Often, existing infrastructure to contain the huge volumes of wastewater is not enough to fully control this problem because of high cost and inefficiencies. But scientists from around the world are working on various solutions to address these challenges by improving efficiencies to recycling biosolids by-products into something useful. Advanced monitoring, enhanced processing, and energy production from biosolids are making inroads into addressing the enormous wastewater problem.
One issue being resolved is in how the wastewater is routed through the sewer network. Many cities in the northeastern US experience stormwater surges during the wet seasons. Their drainage pipes share the same passageways as wastewater so when stormwaters increase, it tends to displace the wastewater releasing it into the streets.
A project called “green infrastructure” was the result of the Clean Water Act. It mandated the use of plants and soil systems to act as a permeable pavement to store, infiltrate, and absorb stormwater to reduce overflows into the drainage system. This method keeps the flow of wastewater uninterrupted and minimizes the incidences of overflowing sewage.
In Canada, efforts are being made to separate the phosphorus and ammonia from wastewater to produce fertilizer pellets. These are essential elements of plant growth and having it in pellet form optimizes the absorption by plants reducing the chances of nutrient runoff that can damage the environment. This technique also decreases the dependency of mined phosphorus, which is currently exceedingly difficult to acquire.
Composting is another strategy being employed to offset the massive waste volume. Sewage sludge and other wastes like food scraps, make for an excellent composting agent.
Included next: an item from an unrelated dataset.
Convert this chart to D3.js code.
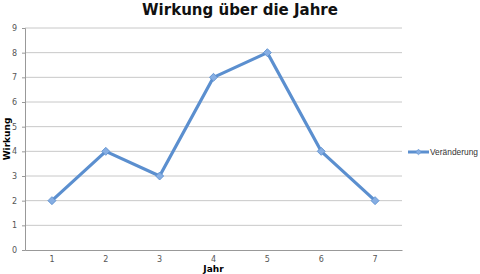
<!DOCTYPE html>
<html>
<head>
<meta charset="utf-8">
<script src="https://cdn.jsdelivr.net/npm/d3@7"></script>
<style>
  body { margin: 0; background: #fff; }
  svg { display: block; }
  text { font-family: "DejaVu Sans", Verdana, sans-serif; }
</style>
</head>
<body>
<script>
// data
var years = [1, 2, 3, 4, 5, 6, 7];
var values = [2, 4, 3, 7, 8, 4, 2];
var yTicks = [0, 1, 2, 3, 4, 5, 6, 7, 8, 9];
var seriesName = "Veränderung";

var W = 480, H = 274;
var m = { left: 25, right: 78, top: 28, bottom: 24 };
var lineColor = "#5b8fcf", markFill = "#86aee3";

var svg = d3.select("body").append("svg").attr("width", W).attr("height", H);

var x = d3.scaleBand().domain(years).range([m.left, W - m.right]);
var y = d3.scaleLinear().domain([0, 9]).range([H - m.bottom, m.top]);

// gridlines
svg.append("g").selectAll("line").data(yTicks.filter(d => d > 0)).join("line")
  .attr("x1", m.left).attr("x2", W - m.right)
  .attr("y1", d => y(d)).attr("y2", d => y(d))
  .attr("stroke", "#c8c8c8").attr("stroke-width", 1);

// y axis
var gy = svg.append("g").attr("transform", "translate(" + m.left + ",0)")
  .call(d3.axisLeft(y).tickValues(yTicks).tickSize(3).tickPadding(5));
gy.select(".domain").attr("stroke", "#999");
gy.selectAll(".tick line").attr("stroke", "#999");
gy.selectAll("text").attr("fill", "#555").style("font-size", "8px");

// x axis
var gx = svg.append("g").attr("transform", "translate(0," + (H - m.bottom) + ")")
  .call(d3.axisBottom(x).tickSize(0).tickPadding(6));
gx.select(".domain").attr("stroke", "#999");
gx.selectAll("text").attr("fill", "#555").style("font-size", "8px");

// line
var line = d3.line().x((d, i) => x(years[i]) + x.bandwidth() / 2).y(d => y(d));
svg.append("path").datum(values)
  .attr("d", line).attr("fill", "none")
  .attr("stroke", lineColor).attr("stroke-width", 3.2).attr("stroke-linejoin", "round");

// diamond markers = squares turned 45deg
var diamond = d3.symbol().type(d3.symbolSquare).size(32);
svg.append("g").selectAll("path").data(values).join("path")
  .attr("d", diamond)
  .attr("transform", (d, i) => "translate(" + (x(years[i]) + x.bandwidth() / 2) + "," + y(d) + ") rotate(45)")
  .attr("fill", markFill).attr("stroke", lineColor).attr("stroke-width", 0.8);

// title and axis titles
svg.append("text").attr("x", 240).attr("y", 15).attr("text-anchor", "middle")
  .style("font-size", "15px").style("font-weight", "bold").attr("fill", "#111").text("Wirkung über die Jahre");
svg.append("text").attr("x", (m.left + W - m.right) / 2).attr("y", 272).attr("text-anchor", "middle")
  .style("font-size", "9px").style("font-weight", "bold").text("Jahr");
svg.append("text").attr("transform", "translate(10," + ((m.top + H - m.bottom) / 2) + ") rotate(-90)")
  .attr("text-anchor", "middle").style("font-size", "9px").style("font-weight", "bold").text("Wirkung");

// legend
var lg = svg.append("g").attr("transform", "translate(408,152)");
lg.append("line").attr("x1", 0).attr("x2", 21).attr("stroke", lineColor).attr("stroke-width", 3);
lg.append("path").attr("d", d3.symbol().type(d3.symbolSquare).size(16)).attr("transform", "translate(10.5,0) rotate(45)")
  .attr("fill", markFill).attr("stroke", lineColor).attr("stroke-width", 0.6);
lg.append("text").attr("x", 22).attr("y", 3).attr("fill", "#333")
  .style("font-family", "'Liberation Sans', Arial, sans-serif").style("font-size", "8.4px").text(seriesName);
</script>
</body>
</html>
Composting also helps break down pathogens and other contaminants.
One of the most interesting wastewater treatment innovations is the use of 5G technology. This upcoming network standard can facilitate real-time monitoring of wastewater conditions. A program called Fiber in the Sewers (FiS) is set to improve sewage delivery by monitoring current flow rates making it easier to account for infrastructure issues.
Wastewater has also been used in the production of natural gas which can be utilized to generate energy. This is done through the process of anaerobic digestion which takes advantage of biological processes undertaken by microorganisms that feed on the organic material in sewage wastes. The result is the production of methane gas which can be used as biogas for vehicles and electric generators.
These are just a few trends in wastewater treatment innovations and biosolids recycling. When it comes to protecting the environment, improving wastewater management is an important part of the process.